On his second tour of duty, 25-year-old Army Staff Sergeant Matthew Keil was hit by sniper fire near Ramadi, Iraq. The injury left him a quadriplegic.
When Keil returned, he was confined to a wheelchair and no longer able to live in his own home. The wounded warrior couldn't access the second-floor apartment and the small doorways made it impossible for him to move about freely.
Unable to afford the adaptive amenities they needed, Keil and his wife turned to Homes for our Troops, an organization that builds houses for men and women injured in war. The nonprofit built the couple a home in Parker, Colo., complete with roll-under countertops and toilets, voice-activated controls, and wide doorways.
"I rode through my house now and I see a place where I'm going to raise a family and have a place to live for the rest of my life," said Keil as he was given the keys in 2008. "Your fingerprints are throughout our entire home now and it couldn't be done without you. So thank you very much. You'll always be part of our family and we love you."

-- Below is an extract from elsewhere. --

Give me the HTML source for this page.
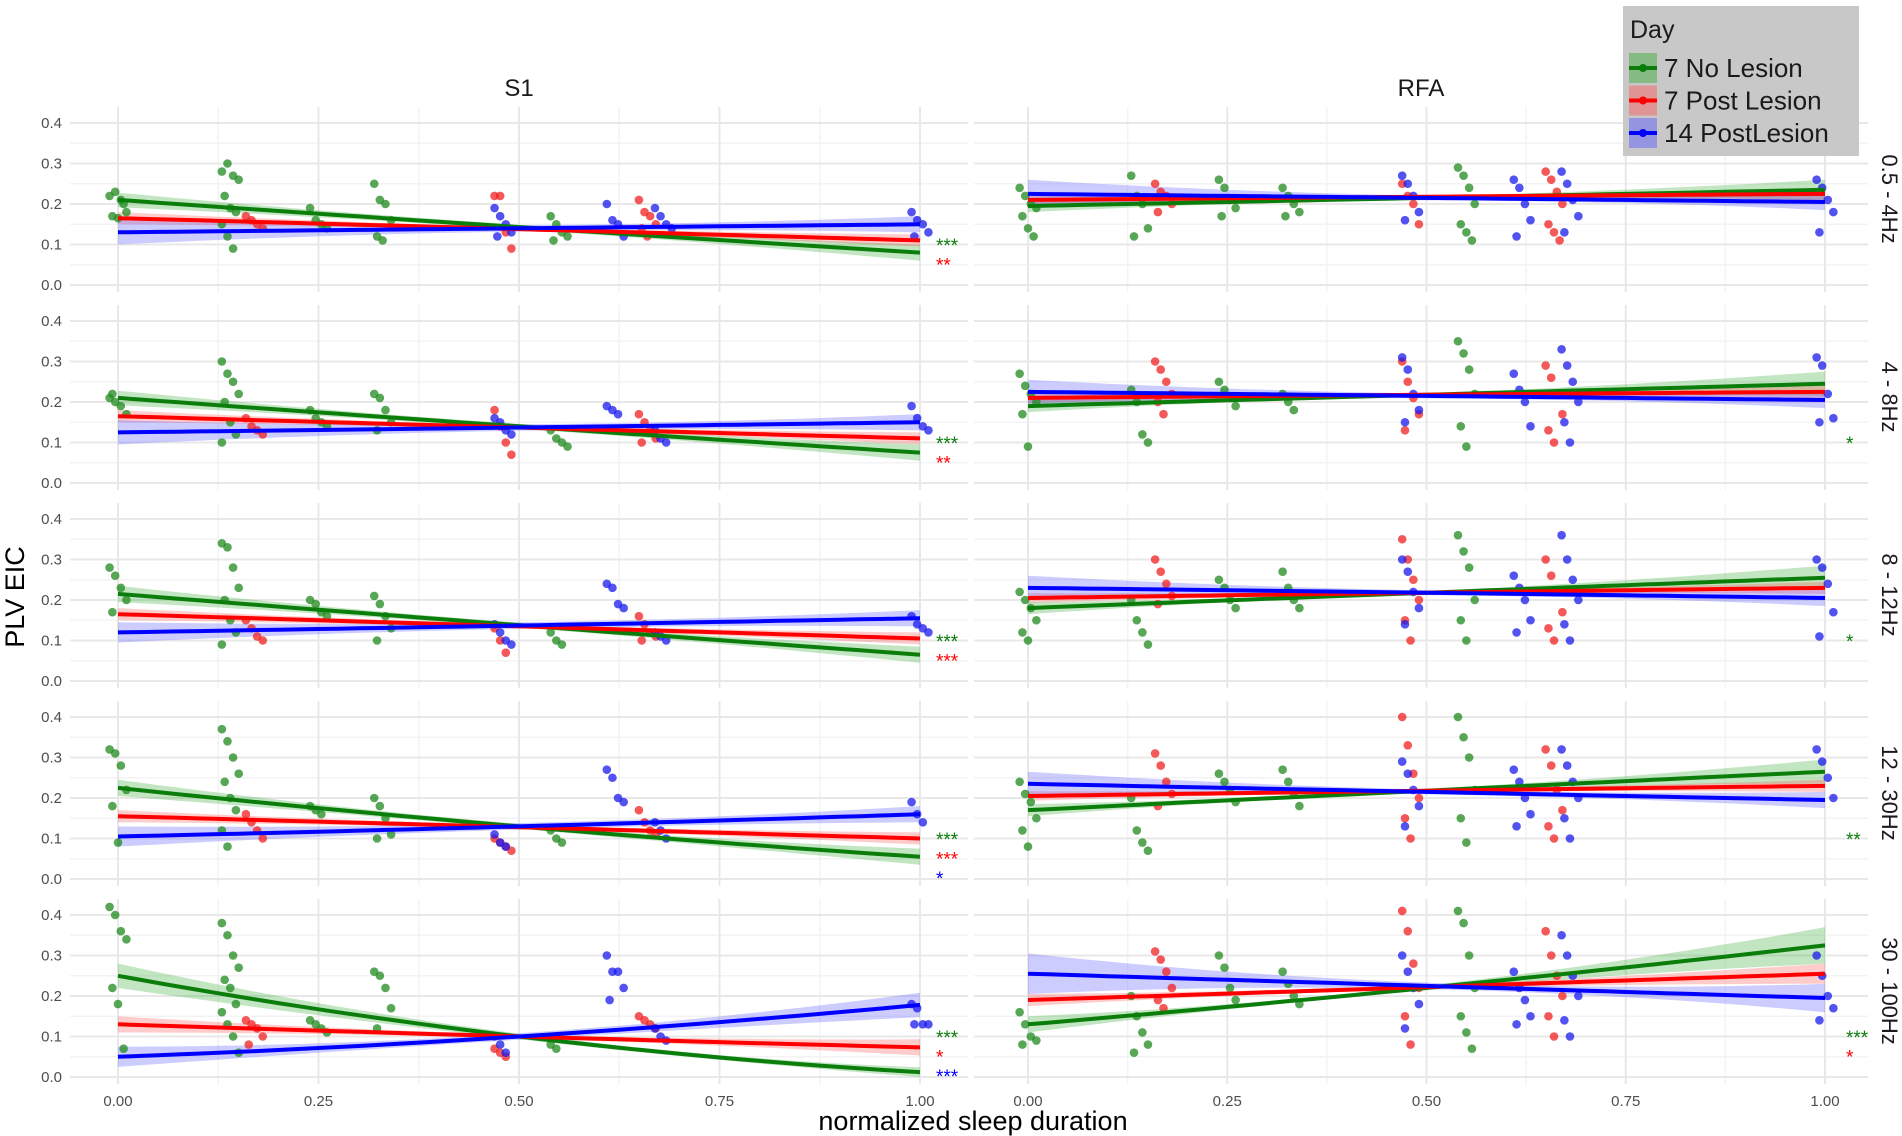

While it's true that the majority of our brave men and women in uniform have come home safe, others suffer from injuries as profound as Keil's. Prosthetics have taken the place of legs, arms, and hands. Holding a child is a challenge; hugging a spouse is a distant memory.
Since 2001, 2 million of our nation's sons and daughters have answered the call of duty. Over 5,000 of these brave men and women have been killed. Over 40,000 have suffered physical injuries. Of those 40,000, some have paid a terrible price, suffering injuries so severe that they must rely on others for care, losing much of their independence. These severely injured veterans have a desperate need for specially-adapted homes that will help restore the independence they have lost.
On a daily basis, severely wounded veterans face many obstacles and barriers that impede movement, even in the homes and apartments where they live. Many of these veterans now must rely on a full-time care provider or family member to assist them in preparing meals, bathing or looking after younger family members.
Homes for Our Troops exists to give these veterans, at no cost, a barrier-free home that "gives back" the freedom and independence they once enjoyed. A home that helps our veterans reintegrate with their families and reintegrate with their communities all across our great nation.
On Nov. 10, 2009, Matt and Tracy welcomed twins Matthew and Faith into the world. The babies were conceived through in vitro fertilization, a procedure the couple admittedly would not have been able to afford had they not received their home for free.
For the Keils, their new home represented a new beginning. It was an opportunity to live free of the barriers and the chance to have a family; a dream he and his wife Tracy had all but abandoned.
We are committed -- now more than ever -- to building 100 More...Homes for Our Troops; a goal we will pursue with unwavering determination. My goal is to continue building on our legacy and serving our severely injured veterans and their families.
Our motto says it all, "Building Homes, Rebuilding Lives."